Estava
tenso, um misto de incompetente com impotente. Tinha a manifestar 14
passageiros, mas pareciam 14 mil, até para mim, que escrevo rápido à mão. O meu
primeiro dia foi um trauma. Imagine você o que é ser lançado para um cenário de
atendimento público sem treinamento ao menos sobre as ferramentas em uso.
Para
além do colete reflector, do lugar ao balcão e dos 60 minutos planificados para
a tarefa, nada mais dominava. Tive de ser ajudado a preencher a papelada, à frente
de todo o mundo, por um dos candidatos que derrotei nos exames de admissão
(escritos e orais). Há como esquecer a nobreza de tal gesto? Sem que lho pedisse,
estava ele a tutorar precisamente quem ficou com o emprego com que há muito
vinha sonhando.
Eu
desde pequeno que sonho com muita coisa nesta vida. Com aeroportos é que não me
lembro. De sorte que a minha relação com o sector, que no próximo dia três de
Março assinala o nono aniversário, dá-se mais no espírito piloto-automático. Tenho,
sempre tive, dos aeroportos a mesma percepção sombria que me ocorre dos
cemitérios. Talvez pelas emoções de rotura entre quem parte e quem fica; talvez
pela natureza “pronto a explodir” dos aviões; talvez pela vocação autoritária
dos sistemas de segurança, enfim, há qualquer coisa de potencialmente lúgubre na
aura dos aeroportos.
Em
2006, ao cabo de sete anos exercendo um pouco de tudo no ramo das ONG’s, acolhi
com certo entusiasmo a ideia de trabalhar para um ente para-estatal. Aspirava,
finalmente, curtir uma praia ao domingo e, ainda mais excitante, usufruir
fins-de-semanas prolongados. Engano. Começava a odisseia de oficial de tráfego
aéreo. “Como vai a vida? Continuas naquele
emprego? Espero bem que não!”, escreveu-me uma ex-chefe um ano depois. E
eu continuava. Ironia.
Não
há nada de comparável entre o sector da sociedade civil e o serviço de terra em
aviação, desde logo porque no primeiro imperam a criação, a fertilidade dos
debates e a natureza horizontal das estruturas hierárquicas, ao passo que no
segundo, tudo gira em torno da lei da rotina. Para as mesmas coisas, nas mesmas
circunstâncias, as mesmas reacções. Hoje, sou testemunha de grandes progressos na
história da aviação cá, com realce ao rigor do Instituto Nacional da Aviação
Civil na certificação de operadoras, o que levou à extinção de várias, mas
também à redução de casos de acidentes. Louvo ainda a transição dos sistemas de
check in, do manual para o electrónico.
Certa
vez, tivemos um passageiro a mais na classe executiva. Tinha talão de embarque,
mas não o manifestei. Escapou-me. Nestes casos, infelizmente, a reacção do
pessoal de bordo, colegas por sinal, é a enxovalhar, sem ter em conta a tensão natural
do balcão. O passageiro era o deputado Akwá. Tive de o mobilizar para ir na económica.

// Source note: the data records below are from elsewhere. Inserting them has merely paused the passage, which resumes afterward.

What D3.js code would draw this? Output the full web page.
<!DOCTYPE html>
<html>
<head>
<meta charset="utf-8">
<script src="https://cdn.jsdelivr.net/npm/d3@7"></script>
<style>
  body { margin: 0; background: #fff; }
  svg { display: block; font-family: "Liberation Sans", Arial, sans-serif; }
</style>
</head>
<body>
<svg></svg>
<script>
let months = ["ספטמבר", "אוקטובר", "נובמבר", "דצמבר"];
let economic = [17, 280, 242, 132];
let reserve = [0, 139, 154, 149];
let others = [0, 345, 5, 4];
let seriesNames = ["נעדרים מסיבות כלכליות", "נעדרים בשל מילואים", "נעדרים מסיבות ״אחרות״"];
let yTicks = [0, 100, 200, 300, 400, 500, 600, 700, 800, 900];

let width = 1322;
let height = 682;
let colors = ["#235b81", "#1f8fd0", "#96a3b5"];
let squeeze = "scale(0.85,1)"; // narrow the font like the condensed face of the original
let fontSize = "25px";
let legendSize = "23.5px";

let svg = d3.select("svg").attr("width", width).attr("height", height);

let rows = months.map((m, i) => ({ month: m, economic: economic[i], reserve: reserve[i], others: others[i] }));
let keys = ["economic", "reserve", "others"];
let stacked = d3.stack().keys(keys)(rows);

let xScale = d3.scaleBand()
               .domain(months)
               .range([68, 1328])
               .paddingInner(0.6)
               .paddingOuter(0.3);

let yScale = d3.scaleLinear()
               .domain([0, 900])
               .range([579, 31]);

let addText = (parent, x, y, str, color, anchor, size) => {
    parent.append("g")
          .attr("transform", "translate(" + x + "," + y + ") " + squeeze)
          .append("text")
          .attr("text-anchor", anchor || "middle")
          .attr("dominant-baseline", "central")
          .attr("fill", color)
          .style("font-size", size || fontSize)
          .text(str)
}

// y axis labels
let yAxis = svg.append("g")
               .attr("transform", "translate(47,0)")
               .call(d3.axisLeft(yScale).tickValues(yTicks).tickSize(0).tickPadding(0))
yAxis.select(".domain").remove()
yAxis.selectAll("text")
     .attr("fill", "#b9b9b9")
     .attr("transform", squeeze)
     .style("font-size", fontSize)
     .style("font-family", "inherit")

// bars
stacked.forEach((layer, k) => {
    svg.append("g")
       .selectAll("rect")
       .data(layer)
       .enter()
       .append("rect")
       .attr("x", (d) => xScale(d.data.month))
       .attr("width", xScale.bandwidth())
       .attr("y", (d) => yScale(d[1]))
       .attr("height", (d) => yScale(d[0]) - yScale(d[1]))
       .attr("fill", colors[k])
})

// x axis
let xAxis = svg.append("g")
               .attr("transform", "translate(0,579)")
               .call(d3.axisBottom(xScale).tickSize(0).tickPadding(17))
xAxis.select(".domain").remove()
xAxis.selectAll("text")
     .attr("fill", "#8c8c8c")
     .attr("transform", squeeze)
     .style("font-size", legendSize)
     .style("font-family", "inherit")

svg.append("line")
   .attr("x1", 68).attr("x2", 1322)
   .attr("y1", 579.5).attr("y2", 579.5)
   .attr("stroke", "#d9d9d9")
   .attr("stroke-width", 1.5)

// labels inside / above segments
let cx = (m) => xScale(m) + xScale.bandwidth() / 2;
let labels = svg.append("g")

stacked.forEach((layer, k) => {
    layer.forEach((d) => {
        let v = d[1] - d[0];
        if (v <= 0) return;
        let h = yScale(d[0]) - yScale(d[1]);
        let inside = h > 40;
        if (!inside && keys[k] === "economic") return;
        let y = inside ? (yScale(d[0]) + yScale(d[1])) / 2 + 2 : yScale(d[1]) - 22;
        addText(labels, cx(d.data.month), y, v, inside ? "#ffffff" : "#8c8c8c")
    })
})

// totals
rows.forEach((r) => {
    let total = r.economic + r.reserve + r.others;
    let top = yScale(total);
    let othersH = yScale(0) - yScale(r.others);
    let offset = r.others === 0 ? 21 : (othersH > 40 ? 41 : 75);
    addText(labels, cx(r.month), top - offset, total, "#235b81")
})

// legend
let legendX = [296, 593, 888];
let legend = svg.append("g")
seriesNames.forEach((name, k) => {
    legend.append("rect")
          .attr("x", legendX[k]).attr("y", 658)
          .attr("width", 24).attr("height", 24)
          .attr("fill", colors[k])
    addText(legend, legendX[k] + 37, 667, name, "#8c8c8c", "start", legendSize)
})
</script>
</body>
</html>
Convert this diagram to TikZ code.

Garanti que restituiria do meu salário a diferença. O deputado relevou sem o
estrebuchar previsível de gente poderosa. Só aumentou a minha admiração por
aquela estrela do futebol.
Já
vai quase uma década de ambivalências. Empregador generoso, emprego nem tanto. Possibilidades
de alicerçar o capital de prestígio, dando aulas ou integrando redacções jornalísticas
não faltam, pelo que não me queixo da sorte. Prevalece a esperança de vir algo
melhor dentro da casa, nem que seja até um dia antes da aposentadoria.